What to do: Quote the data exactly, first line to the line containing "const supSize = 15;", with no pictures.

Supplied data:
#####

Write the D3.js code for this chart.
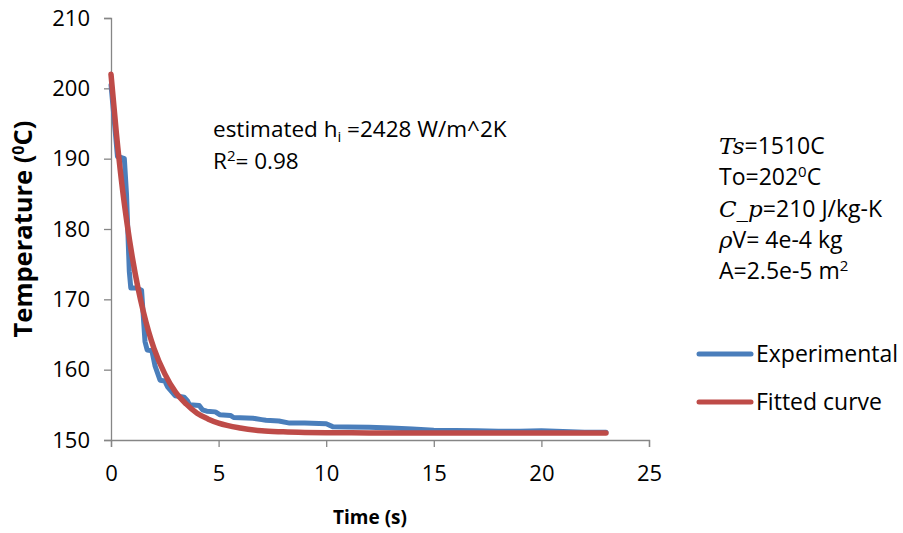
<!DOCTYPE html>
<html>
<head>
<meta charset="utf-8">
<script src="https://cdn.jsdelivr.net/npm/d3@7"></script>
<style>
  html, body { margin: 0; padding: 0; background: #fff; }
  svg { display: block; font-family: "Open Sans", "Noto Sans", sans-serif; }
</style>
</head>
<body>
<svg id="chart" width="903" height="533"></svg>
<script>
// Measured cooling curve: time (s) and temperature (°C)
const expTime = [0, 0.15, 0.3, 0.45, 0.62, 0.72, 0.85, 0.92, 1.2, 1.42, 1.58, 1.68, 1.9, 2.05, 2.28, 2.5, 2.62, 2.98, 3.4, 3.55, 3.65, 4.1, 4.25, 4.45, 4.85, 5.05, 5.55, 5.7, 6.6, 7.0, 7.2, 7.8, 8.3, 9.0, 10.0, 10.3, 11.0, 12.0, 13.0, 14.0, 15.0, 16.0, 17.0, 18.0, 19.0, 20.0, 21.0, 22.0, 23.0];
const expTemp = [200.5, 195.5, 190.3, 190.2, 190.0, 185.0, 174.0, 171.6, 171.6, 171.3, 164.0, 162.8, 162.7, 160.5, 158.5, 158.4, 157.6, 156.3, 156.1, 155.6, 155.0, 154.9, 154.3, 154.1, 154.0, 153.6, 153.5, 153.2, 153.1, 152.9, 152.8, 152.7, 152.4, 152.4, 152.3, 151.9, 151.85, 151.8, 151.7, 151.55, 151.4, 151.35, 151.3, 151.25, 151.25, 151.3, 151.2, 151.1, 151.1];

// Lumped-capacitance fit, sampled values
const fitTime = [0, 0.25, 0.5, 0.75, 1.0, 1.25, 1.5, 1.75, 2.0, 2.5, 3.0, 3.5, 4.0, 4.5, 5.0, 6.0, 7.0, 8.0, 9.0, 10.0, 12.0, 15.0, 19.0, 23.0];
const fitTemp = [202.0, 193.6, 186.5, 180.7, 175.8, 171.7, 168.3, 165.4, 163.0, 159.4, 156.8, 155.1, 153.8, 153.0, 152.4, 151.7, 151.3, 151.16, 151.08, 151.04, 151.01, 151.0, 151.0, 151.0];

const xTicks = [0, 5, 10, 15, 20, 25];
const yTicks = [150, 160, 170, 180, 190, 200, 210];

const seriesNames = ["Experimental", "Fitted curve"];
const seriesColors = ["#4a7ebb", "#be4b48"];

const svg = d3.select("#chart");
const gray = "#868686";
const tickSize = 22;
const fontSize = 23;
const supSize = 15;

const x = d3.scaleLinear().domain([0, 25]).range([111, 649]);
const y = d3.scaleLinear().domain([150, 210]).range([440, 18]);

// Axes
const xAxis = svg.append("g")
  .attr("transform", `translate(0,${y(150)})`)
  .call(d3.axisBottom(x).tickValues(xTicks).tickSize(7).tickPadding(18).tickFormat(d3.format("d")));
const yAxis = svg.append("g")
  .attr("transform", `translate(${x(0)},0)`)
  .call(d3.axisLeft(y).tickValues(yTicks).tickSize(7).tickPadding(14).tickFormat(d3.format("d")));

[xAxis, yAxis].forEach(a => {
  a.select(".domain").attr("stroke", gray).attr("stroke-width", 1.3);
  a.selectAll(".tick line").attr("stroke", gray).attr("stroke-width", 1.3);
  a.selectAll(".tick text").attr("fill", "#000").style("font-size", tickSize + "px")
    .style("font-family", "'Open Sans', sans-serif");
});

// Axis titles
svg.append("text")
  .attr("x", 370).attr("y", 524)
  .attr("text-anchor", "middle")
  .style("font-size", "19px").style("font-weight", "bold")
  .text("Time (s)");

const yTitle = svg.append("text")
  .attr("transform", `translate(32,${(y(150) + y(210)) / 2}) rotate(-90)`)
  .attr("text-anchor", "middle")
  .style("font-size", "25.5px").style("font-weight", "bold");
yTitle.append("tspan").text("Temperature (");
yTitle.append("tspan").attr("dy", -8).style("font-size", "16px").text("0");
yTitle.append("tspan").attr("dy", 8).text("C)");

// Series
const line = d3.line().x(d => x(d[0])).y(d => y(d[1]));
const expData = expTime.map((t, i) => [t, expTemp[i]]);
const fitData = fitTime.map((t, i) => [t, fitTemp[i]]);

svg.append("path")
  .datum(expData)
  .attr("d", line.curve(d3.curveLinear))
  .attr("fill", "none").attr("stroke", seriesColors[0])
  .attr("stroke-width", 5).attr("stroke-linejoin", "round").attr("stroke-linecap", "round");

svg.append("path")
  .datum(fitData)
  .attr("d", line.curve(d3.curveMonotoneX))
  .attr("fill", "none").attr("stroke", seriesColors[1])
  .attr("stroke-width", 5.5).attr("stroke-linejoin", "round").attr("stroke-linecap", "round");

// Fit annotation
const ann1 = svg.append("text").attr("x", 213).attr("y", 137).style("font-size", "22.5px");
ann1.append("tspan").text("estimated h");
ann1.append("tspan").attr("dy", 5).style("font-size", supSize + "px").text("i");
ann1.append("tspan").attr("dy", -5).text(" =2428 W/m^2K");

const ann2 = svg.append("text").attr("x", 213).attr("y", 169).style("font-size", "22.5px");
ann2.append("tspan").text("R");
ann2.append("tspan").attr("dy", -8).style("font-size", supSize + "px").text("2");
ann2.append("tspan").attr("dy", 8).text("= 0.98");

// Parameter block
const serif = "'DejaVu Serif', 'Liberation Serif', serif";
const p = svg.append("g").style("font-size", fontSize + "px");
const l1 = p.append("text").attr("x", 719).attr("y", 154);
l1.append("tspan").style("font-family", serif).style("font-style", "italic").text("Ts");
l1.append("tspan").text("=1510C");

const l2 = p.append("text").attr("x", 719).attr("y", 185);
l2.append("tspan").text("To=202");
l2.append("tspan").attr("dy", -8).style("font-size", supSize + "px").text("0");
l2.append("tspan").attr("dy", 8).text("C");

const l3 = p.append("text").attr("x", 719).attr("y", 217);
l3.append("tspan").style("font-family", serif).style("font-style", "italic").text("C_p");
l3.append("tspan").text("=210 J/kg-K");

const l4 = p.append("text").attr("x", 719).attr("y", 248);
l4.append("tspan").style("font-family", serif).style("font-style", "italic").text("ρ");
l4.append("tspan").text("V= 4e-4 kg");

const l5 = p.append("text").attr("x", 719).attr("y", 279);
l5.append("tspan").text("A=2.5e-5 m");
l5.append("tspan").attr("dy", -8).style("font-size", supSize + "px").text("2");

// Legend
const legY = [354, 402];
seriesNames.forEach((name, i) => {
  const g = svg.append("g").attr("transform", `translate(0,${legY[i]})`);
  g.append("line").attr("x1", 699).attr("x2", 751).attr("y1", 0).attr("y2", 0)
    .attr("stroke", seriesColors[i]).attr("stroke-width", 5).attr("stroke-linecap", "round");
  g.append("text").attr("x", 756).attr("y", 8).style("font-size", fontSize + "px").text(name);
});
</script>
</body>
</html>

#####

Solution below:
Write the D3.js code for this chart.
<!DOCTYPE html>
<html>
<head>
<meta charset="utf-8">
<script src="https://cdn.jsdelivr.net/npm/d3@7"></script>
<style>
  html, body { margin: 0; padding: 0; background: #fff; }
  svg { display: block; font-family: "Open Sans", "Noto Sans", sans-serif; }
</style>
</head>
<body>
<svg id="chart" width="903" height="533"></svg>
<script>
// Measured cooling curve: time (s) and temperature (°C)
const expTime = [0, 0.15, 0.3, 0.45, 0.62, 0.72, 0.85, 0.92, 1.2, 1.42, 1.58, 1.68, 1.9, 2.05, 2.28, 2.5, 2.62, 2.98, 3.4, 3.55, 3.65, 4.1, 4.25, 4.45, 4.85, 5.05, 5.55, 5.7, 6.6, 7.0, 7.2, 7.8, 8.3, 9.0, 10.0, 10.3, 11.0, 12.0, 13.0, 14.0, 15.0, 16.0, 17.0, 18.0, 19.0, 20.0, 21.0, 22.0, 23.0];
const expTemp = [200.5, 195.5, 190.3, 190.2, 190.0, 185.0, 174.0, 171.6, 171.6, 171.3, 164.0, 162.8, 162.7, 160.5, 158.5, 158.4, 157.6, 156.3, 156.1, 155.6, 155.0, 154.9, 154.3, 154.1, 154.0, 153.6, 153.5, 153.2, 153.1, 152.9, 152.8, 152.7, 152.4, 152.4, 152.3, 151.9, 151.85, 151.8, 151.7, 151.55, 151.4, 151.35, 151.3, 151.25, 151.25, 151.3, 151.2, 151.1, 151.1];

// Lumped-capacitance fit, sampled values
const fitTime = [0, 0.25, 0.5, 0.75, 1.0, 1.25, 1.5, 1.75, 2.0, 2.5, 3.0, 3.5, 4.0, 4.5, 5.0, 6.0, 7.0, 8.0, 9.0, 10.0, 12.0, 15.0, 19.0, 23.0];
const fitTemp = [202.0, 193.6, 186.5, 180.7, 175.8, 171.7, 168.3, 165.4, 163.0, 159.4, 156.8, 155.1, 153.8, 153.0, 152.4, 151.7, 151.3, 151.16, 151.08, 151.04, 151.01, 151.0, 151.0, 151.0];

const xTicks = [0, 5, 10, 15, 20, 25];
const yTicks = [150, 160, 170, 180, 190, 200, 210];

const seriesNames = ["Experimental", "Fitted curve"];
const seriesColors = ["#4a7ebb", "#be4b48"];

const svg = d3.select("#chart");
const gray = "#868686";
const tickSize = 22;
const fontSize = 23;
const supSize = 15;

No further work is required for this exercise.